But anyway, here it goes now, better late than never.
So back in August we took a family camping trip to Yosemite National Park. There are about 50 stories I could tell about how beautiful, big, emotionally impressive and breath taking it was, but the most moving story is from our last night there.
The entire time, Claudia was really emotional, in a very good way, she was really intune with what was going on around us, the majesty of it all, and more often than I can recall she'd say something like "oh mom! it's beautiful! Jesus made this for us because He loves us right?!" "yes, baby, He made all this, and made it beautiful, because He loves us." awwwww.... yes, it really was sweet.
So the last night that we're there, we decide that we wanted to take the kids out of the forest where we were camping, and out to the meadow so they could see all the stars. We'd brought our bikes, so we took turns, first I headed out with Claudia on my handle bars and in the pitch dark of the night, with the path illuminated with our little flashlights, we rode out of the forest into the starlit meadow and laid down to look up at the stars.
We're laying off the path, in this meadow in Yosemite Valley, cliffs with the Royal Arches on one side, and the forest and more cliffs on the other. As we look up, you could see the whole universe. Ok, well not really, but living in southern California, you maybe see 50 stars at night, and in the clear sky up there it was mind blowing how many stars there were. Claudia was about to cry, again, and she says "momma look! they're beautiful, and Jesus made them for us because He loves us so much, right?!" "yes hun, He loves us that much."

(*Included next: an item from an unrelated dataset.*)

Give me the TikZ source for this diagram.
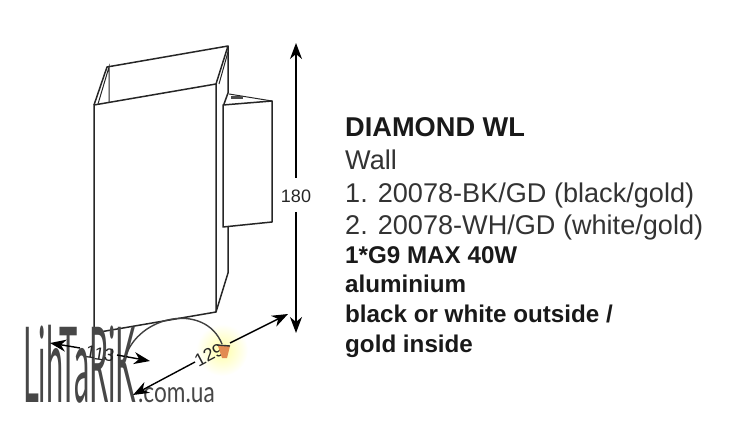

We agree that it's not fair to leave Joe and Papa waiting, so we get back on the bike, turn on our flash lights, and head back into the dark forest to our camp.
Claudia briefly tells Darren how beautiful it was, and that she hopes they have fun too, then they take off and we sit down next to our campfire and she cozies up in my lap.
She starts to talk to me about how beautiful it all was, we look up and in the parting of the mass of trees above us, the small break in the canopy lets us see a few stars, just a fraction of what we saw a few minutes earlier, but probably still more than we ever see at home. She keeps talking, and in a way that is very typical of her storytelling-reminiscing-memory-wandering, she starts to tell me how she missed me when she was still with Marisa, her birth mom. Of course, she doesn't understand that she didn't actually miss me, that she didn't even know me, but because she's still young she doesn't necessarily 'remember' in chronological order. I told her that I didn't know her yet and that's why she wasn't with me. She started to get really sad, emotional at least, saying that she wished she just could have been in my tummy instead. I had to explain to her that Jesus had a very unique plan for her, and that part of that was to be made inside Marisa's tummy, not mine. And that Marisa would always have a very special part of her story, she'll always get to be her "tummy mommy", and my special part of her story is to get to be her "family mommy".
She started to tell me a story about a time when she must have gone on a court appointed visit to see her birth mom. At the end of the visit Marisa told her it was time to leave and Claudia had started crying saying she didn't want to go, Marisa told her that she had to, that she'd have to go back to Wendy (the temp fostermom at the time). She was upset that they were taking her away. Claudia turned and looked at me and said "and she didn't feel bad." we try to help her to remember these sorts of things with as little negative subjectivity as possible so I said, "you mean she didn't cry?"
"no, well, maybe on the inside, but I didn't see it"
"hmmm"
"you would have cried, right mom? if they were taking me away from you?"
"yes, Claudia, I would have cried if someone took you away."
"okay then"
She smiled, gave me a kiss and then turned back to look at the fire. For a long time we just sat there, holding each other. Her probably now thinking about stars, s'mores and bears and all the beautiful things we'd seen in the week we'd been there. And me thinking about how she'd worked through a painful memory in her past, recognized that although Marisa loves her, something is definitely different about her and the kind of mom she is, and how she realized that although I didn't have her in my tummy, I would have cried if someone tried to take her, and that's the kind of mom she wants, a family mom, a real mom.